Social media has many plusses and minuses that can be endlessly debated. One thing I’ve noticed is that people often focus on the negatives of its existence long before praising the benefits. The recent Facebook user-data controversy is a perfect example.
What I do love about social media is the ability to connect with interesting people who reside worlds away that I would’ve never been able to meet otherwise. Living in Appleton, Wisconsin, working full-time, and raising kids limits my international tour opportunities. I’d love to travel more, but other fiscal responsibilities take precedence.
I’ve used my LinkedIn network to connect with and learn from people in all corners of the globe. The education I’ve received from those contacts are the kind I would’ve never received in a traditional classroom or even the domestic workplace. With the world relying on stereotypes and the media feeding us mostly negative stories, it’s easy to form perceptions that aren’t always entirely accurate.
Thanks to those connections, I met Ibrahim Al-Haidos from Qatar on LinkedIn. Ibrahim is the owner of Fursan (www.fursan.qa), a company that creates and sells high-end bespoke handbags. Frankly, he’s the first person from Qatar I’ve ever spoken to in my life.
More importantly, Ibrahim is on a mission to empower women by offering them a great career at his company. Qatar is in the Middle East and borders Saudi Arabia in the Persian Gulf, an area where challenges to female advancement in the workplace are known to be far more significant than others global locales.
His goal? Helping to change that perception by employing and empowering as many women as possible.
Here’s what he shared with me.
Andy Books: Your company’s mission is one that I highly admire. Why do you feel so passionately about empowering women?
Ibrahim Al-Haidos: In Qatar, women are treated equally to men in the workplace and society.
I believe in my heart that women are the crowning jewel of every society. Their contributions should never be diminished in any way. Instead, we should celebrate their abilities and empower them.
I’ve felt this way my entire life, and it stems from having such strong women role models in my life and business. They have taught me so much.
For example, I support and focus on women in the workforce by encouraging and supporting their participation in continuing their education through various technologies and tools. I also promote ongoing discussion around gender equality. We recently celebrated International Women’s Day at the workplace which is a celebration of female achievement and a special day to remind everyone of women’s contributions to society.
Andy Books: Let’s talk about execution for a minute. How do you plan to empower women, not only in the Middle East but on a global level with your brand?
Ibrahim Al-Haidos: The way we have set up our organizational structure at FURSAN, the roles are a great fit for the skills that many female applicants have. It’s not that we discriminate against males at all. However, by the nature of our business, our customers are predominantly women.

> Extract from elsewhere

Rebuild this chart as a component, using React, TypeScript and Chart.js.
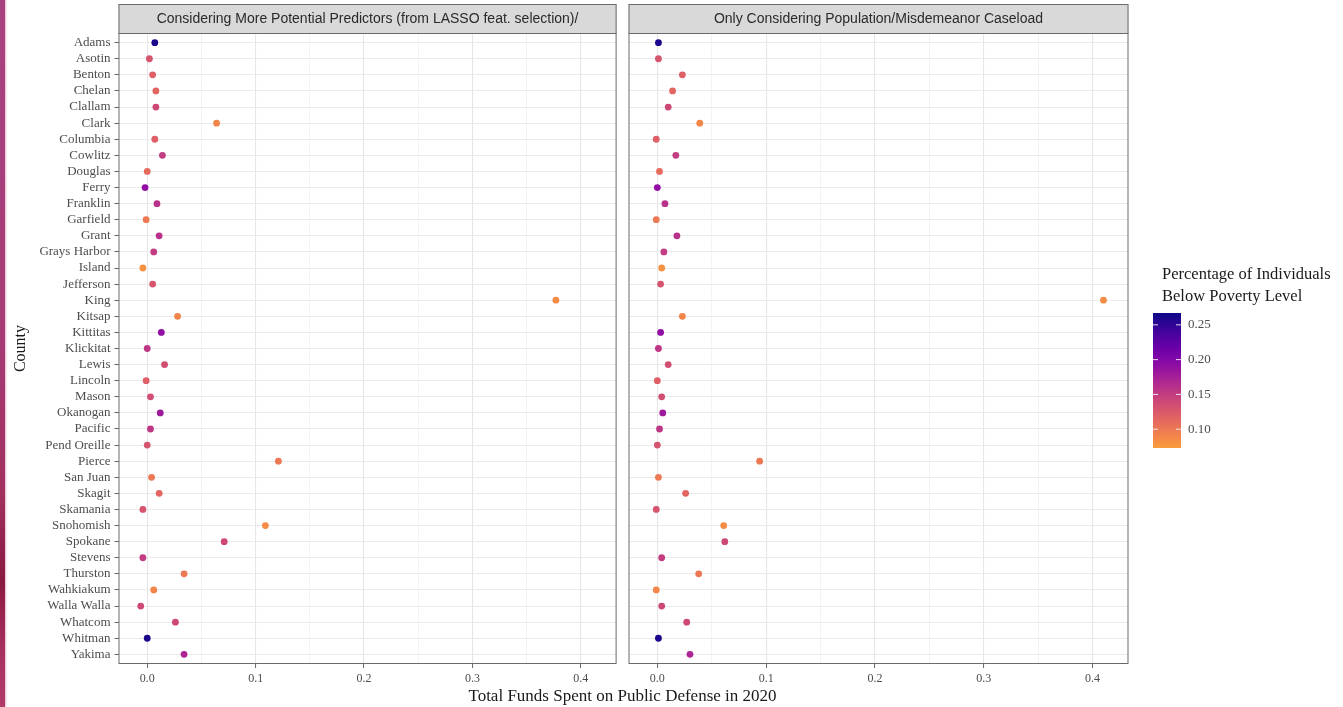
import React, { useEffect, useRef } from 'react';
import { Chart, registerables } from 'chart.js';

Chart.register(...registerables);

const counties = [
  'Adams', 'Asotin', 'Benton', 'Chelan', 'Clallam', 'Clark', 'Columbia', 'Cowlitz',
  'Douglas', 'Ferry', 'Franklin', 'Garfield', 'Grant', 'Grays Harbor', 'Island',
  'Jefferson', 'King', 'Kitsap', 'Kittitas', 'Klickitat', 'Lewis', 'Lincoln', 'Mason',
  'Okanogan', 'Pacific', 'Pend Oreille', 'Pierce', 'San Juan', 'Skagit', 'Skamania',
  'Snohomish', 'Spokane', 'Stevens', 'Thurston', 'Wahkiakum', 'Walla Walla', 'Whatcom',
  'Whitman', 'Yakima',
];

// Panel 1: more potential predictors (LASSO)
const lassoFunds = [
  0.007, 0.002, 0.005, 0.008, 0.008, 0.064, 0.007, 0.014,
  0.000, -0.002, 0.009, -0.001, 0.011, 0.006, -0.004,
  0.005, 0.377, 0.028, 0.013, 0.000, 0.016, -0.001, 0.003,
  0.012, 0.003, 0.000, 0.121, 0.004, 0.011, -0.004,
  0.109, 0.071, -0.004, 0.034, 0.006, -0.006, 0.026,
  0.000, 0.034,
];

// Panel 2: population / misdemeanor caseload only
const caseloadFunds = [
  0.001, 0.001, 0.023, 0.014, 0.010, 0.039, -0.001, 0.017,
  0.002, 0.000, 0.007, -0.001, 0.018, 0.006, 0.004,
  0.003, 0.410, 0.023, 0.003, 0.001, 0.010, 0.000, 0.004,
  0.005, 0.002, 0.000, 0.094, 0.001, 0.026, -0.001,
  0.061, 0.062, 0.004, 0.038, -0.001, 0.004, 0.027,
  0.001, 0.030,
];

// Percentage of individuals below poverty level
const povertyRate = [
  0.26, 0.13, 0.12, 0.115, 0.14, 0.09, 0.12, 0.15,
  0.11, 0.19, 0.16, 0.10, 0.16, 0.15, 0.08,
  0.13, 0.085, 0.09, 0.19, 0.155, 0.135, 0.12, 0.135,
  0.18, 0.155, 0.13, 0.10, 0.10, 0.115, 0.13,
  0.085, 0.14, 0.15, 0.10, 0.09, 0.14, 0.14,
  0.26, 0.17,
];

const panelTitles = [
  'Considering More Potential Predictors (from LASSO feat. selection)/',
  'Only Considering Population/Misdemeanor Caseload',
];

const xTickValues = [0, 0.1, 0.2, 0.3, 0.4];
const xTickLabels = ['0.0', '0.1', '0.2', '0.3', '0.4'];
const xMinorValues = [0.05, 0.15, 0.25, 0.35];

const legendTitle = ['Percentage of Individuals', 'Below Poverty Level'];
const legendTickValues = [0.10, 0.15, 0.20, 0.25];
const legendTickLabels = ['0.10', '0.15', '0.20', '0.25'];

const xAxisTitle = 'Total Funds Spent on Public Defense in 2020';
const yAxisTitle = 'County';

const X_MIN = -0.0265;
const X_MAX = 0.433;
const POV_MIN = 0.073;
const POV_MAX = 0.267;
const PAL_END = 0.77;

const PLASMA = ['#0d0887', '#41049d', '#6a00a8', '#8f0da4', '#b12a90', '#cc4778', '#e16462', '#f2844b', '#fca636', '#fcce25', '#f0f921'];

function hexToRgb(h: string) {
  const n = parseInt(h.slice(1), 16);
  return [(n >> 16) & 255, (n >> 8) & 255, n & 255];
}

function plasma(t: number) {
  const c = Math.max(0, Math.min(1, t)) * (PLASMA.length - 1);
  const i = Math.min(PLASMA.length - 2, Math.floor(c));
  const f = c - i;
  const a = hexToRgb(PLASMA[i]);
  const b = hexToRgb(PLASMA[i + 1]);
  const r = a.map((v, k) => Math.round(v + (b[k] - v) * f));
  return `rgb(${r[0]},${r[1]},${r[2]})`;
}

function povColor(v: number) {
  return plasma(PAL_END * (POV_MAX - v) / (POV_MAX - POV_MIN));
}

const SERIF = '"Liberation Serif", "DejaVu Serif", serif';
const SANS = '"Liberation Sans", Arial, sans-serif';

function panelPlugin(label: string) {
  return {
    id: 'panelFrame',
    afterDraw(chart: any) {
      const { ctx, chartArea: a } = chart;
      ctx.save();
      ctx.fillStyle = '#D9D9D9';
      ctx.fillRect(a.left, 4, a.right - a.left, a.top - 4);
      ctx.strokeStyle = '#6a6a6a';
      ctx.lineWidth = 1;
      ctx.strokeRect(a.left + 0.5, 4.5, a.right - a.left - 1, a.top - 4);
      ctx.strokeRect(a.left + 0.5, a.top + 0.5, a.right - a.left - 1, a.bottom - a.top - 1);
      ctx.fillStyle = '#2a2a2a';
      ctx.font = `14px ${SANS}`;
      ctx.textAlign = 'center';
      ctx.textBaseline = 'middle';
      ctx.fillText(label, (a.left + a.right) / 2, (4 + a.top) / 2 + 1);
      ctx.restore();
    },
  };
}

const RIGHT_OX = 620;

const legendPlugin = {
  id: 'povLegend',
  afterDraw(chart: any) {
    const { ctx } = chart;
    ctx.save();
    ctx.fillStyle = '#1a1a1a';
    ctx.font = `16.5px ${SERIF}`;
    ctx.textAlign = 'left';
    ctx.textBaseline = 'middle';
    ctx.fillText(legendTitle[0], 1162 - RIGHT_OX, 275);
    ctx.fillText(legendTitle[1], 1162 - RIGHT_OX, 297);
    const bx = 1153 - RIGHT_OX, bw = 28, by = 313, bh = 135;
    const g = ctx.createLinearGradient(0, by, 0, by + bh);
    for (let i = 0; i <= 24; i++) {
      const f = i / 24;
      g.addColorStop(f, povColor(POV_MAX - f * (POV_MAX - POV_MIN)));
    }
    ctx.fillStyle = g;
    ctx.fillRect(bx, by, bw, bh);
    ctx.strokeStyle = 'rgba(255,255,255,0.85)';
    ctx.lineWidth = 1;
    ctx.font = `13px ${SERIF}`;
    legendTickValues.forEach((v, i) => {
      const y = by + (POV_MAX - v) / (POV_MAX - POV_MIN) * bh;
      ctx.beginPath();
      ctx.moveTo(bx, y); ctx.lineTo(bx + 5, y);
      ctx.moveTo(bx + bw - 5, y); ctx.lineTo(bx + bw, y);
      ctx.stroke();
      ctx.fillStyle = '#4d4d4d';
      ctx.fillText(legendTickLabels[i], bx + bw + 7, y);
    });
    ctx.restore();
  },
};

function makeConfig(values: number[], title: string, isLeft: boolean, canvasW: number, plotLeft: number, plotRight: number): any {
  const isMajor = (v: number) => xTickValues.some((m) => Math.abs(m - v) < 1e-9);
  return {
    type: 'scatter',
    data: {
      datasets: [{
        data: values.map((x, i) => ({ x, y: i })),
        pointBackgroundColor: povertyRate.map(povColor),
        pointBorderWidth: 0,
        pointRadius: 3.4,
        pointHoverRadius: 3.4,
      }],
    },
    options: {
      responsive: false,
      animation: false,
      events: [],
      layout: { padding: { top: 33, right: canvasW - plotRight, left: 0, bottom: 0 } },
      plugins: { legend: { display: false }, tooltip: { enabled: false } },
      scales: {
        x: {
          type: 'linear',
          min: X_MIN,
          max: X_MAX,
          afterBuildTicks: (s: any) => {
            s.ticks = [...xTickValues, ...xMinorValues].sort((a, b) => a - b).map((v) => ({ value: v }));
          },
          afterFit: (s: any) => { s.height = 43; },
          border: { display: false },
          grid: {
            color: (c: any) => (c.tick && isMajor(c.tick.value) ? '#E6E6E6' : '#F0F0F0'),
            lineWidth: (c: any) => (c.tick && isMajor(c.tick.value) ? 1.1 : 0.8),
            tickColor: (c: any) => (c.tick && isMajor(c.tick.value) ? '#666' : 'rgba(0,0,0,0)'),
            tickLength: 4,
            tickWidth: 1,
          },
          ticks: {
            autoSkip: false,
            maxRotation: 0,
            padding: 4,
            color: '#4d4d4d',
            font: { family: SERIF, size: 12 },
            callback: (v: number) => {
              const i = xTickValues.findIndex((m) => Math.abs(m - v) < 1e-9);
              return i >= 0 ? xTickLabels[i] : '';
            },
          },
        },
        y: {
          type: 'linear',
          min: -0.6,
          max: counties.length - 1 + 0.6,
          reverse: true,
          afterBuildTicks: (s: any) => { s.ticks = counties.map((_, i) => ({ value: i })); },
          afterFit: (s: any) => { s.width = plotLeft; },
          border: { display: false },
          grid: {
            color: '#EBEBEB',
            lineWidth: 1,
            drawTicks: isLeft,
            tickColor: '#666',
            tickLength: 4,
          },
          ticks: {
            display: isLeft,
            autoSkip: false,
            padding: 4,
            color: '#4d4d4d',
            font: { family: SERIF, size: 13 },
            callback: (v: number) => counties[Math.round(v)] ?? '',
          },
          title: {
            display: isLeft,
            text: yAxisTitle,
            color: '#1a1a1a',
            font: { family: SERIF, size: 16 },
            padding: { top: 11, bottom: 0 },
          },
        },
      },
    },
    plugins: [panelPlugin(title), ...(isLeft ? [] : [legendPlugin])],
  };
}

export default function App() {
  const leftRef = useRef<HTMLCanvasElement>(null);
  const rightRef = useRef<HTMLCanvasElement>(null);

  useEffect(() => {
    document.body.style.margin = '0';
    const c1 = new Chart(leftRef.current as HTMLCanvasElement, makeConfig(lassoFunds, panelTitles[0], true, 620, 118.5, 618.5));
    const c2 = new Chart(rightRef.current as HTMLCanvasElement, makeConfig(caseloadFunds, panelTitles[1], false, 723, 8.5, 508.5));
    return () => { c1.destroy(); c2.destroy(); };
  }, []);

  return (
    <div style={{ position: 'absolute', left: 0, top: 0, width: 1343, height: 707, background: '#fff', overflow: 'hidden' }}>
      <div style={{
        position: 'absolute', left: 0, top: 0, width: 5, height: 707,
        background: 'linear-gradient(180deg, #A8427F 0%, #A63C78 45%, #A2305F 70%, #8A1842 82%, #A8305F 92%, #B03C6C 100%)',
        boxShadow: '1px 0 2px rgba(200,90,140,0.45)',
      }} />
      <canvas ref={leftRef} width={620} height={707} style={{ position: 'absolute', left: 0, top: 0 }} />
      <canvas ref={rightRef} width={723} height={707} style={{ position: 'absolute', left: 620, top: 0 }} />
      <div style={{
        position: 'absolute', left: 322.5, width: 600, top: 686, lineHeight: '20px',
        textAlign: 'center', fontFamily: SERIF, fontSize: 17, color: '#1a1a1a', whiteSpace: 'nowrap',
      }}>{xAxisTitle}</div>
    </div>
  );
}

As Fursan grows and we expand our business model on a global level, we are certain that we can provide amazing employment opportunities for women all around the world from entry-level through executive-level positions.
Andy Books: What will a successful mission look like for you? How will you know that your company is not only making women look more stylish, but also empowering them to achieve more in the business world?
Ibrahim Al-Haidos: Wow, I love this question, Andy! It’s something I’ve thought about a lot.
Success for Fursan will be achieved when we are doing business in all markets around the world and have become a brand that stands out everywhere. We will have a full global workforce that has provided countless employment opportunities for women.
However, regarding our mission to empower women in the business world, I will know that is a success when they are able to use the experience and skills they gained working for Fursan to create bigger and better opportunities for themselves. While you never want to see your top talent leave your company, there is something very gratifying about seeing them grow and achieve more in their careers.
Knowing I am helping create future female business leaders in the Middle East is very gratifying. There is no glass ceiling strong enough to hold them back anymore.
Up to this point, my perception of almost any city in the Middle East was anything but a progressive class that embraced and welcomed professional female contributions. I envisioned a burka-clad feminine indentured servitude designed to suppress growth and innovation. A few short minutes changed that perception.
It’s truly amazing what we can learn about the world when we take the time to use technology to have real conversations with real people. For me, this was a virtual instruction about relying less on stereotypes and the headlines to form our global opinions. No question there are areas of our world that still practice a dark-age mentality, but there is plenty of evidence that the times are changing.
Like a CEO in Qatar who is unabashedly passionate about championing women in the workplace.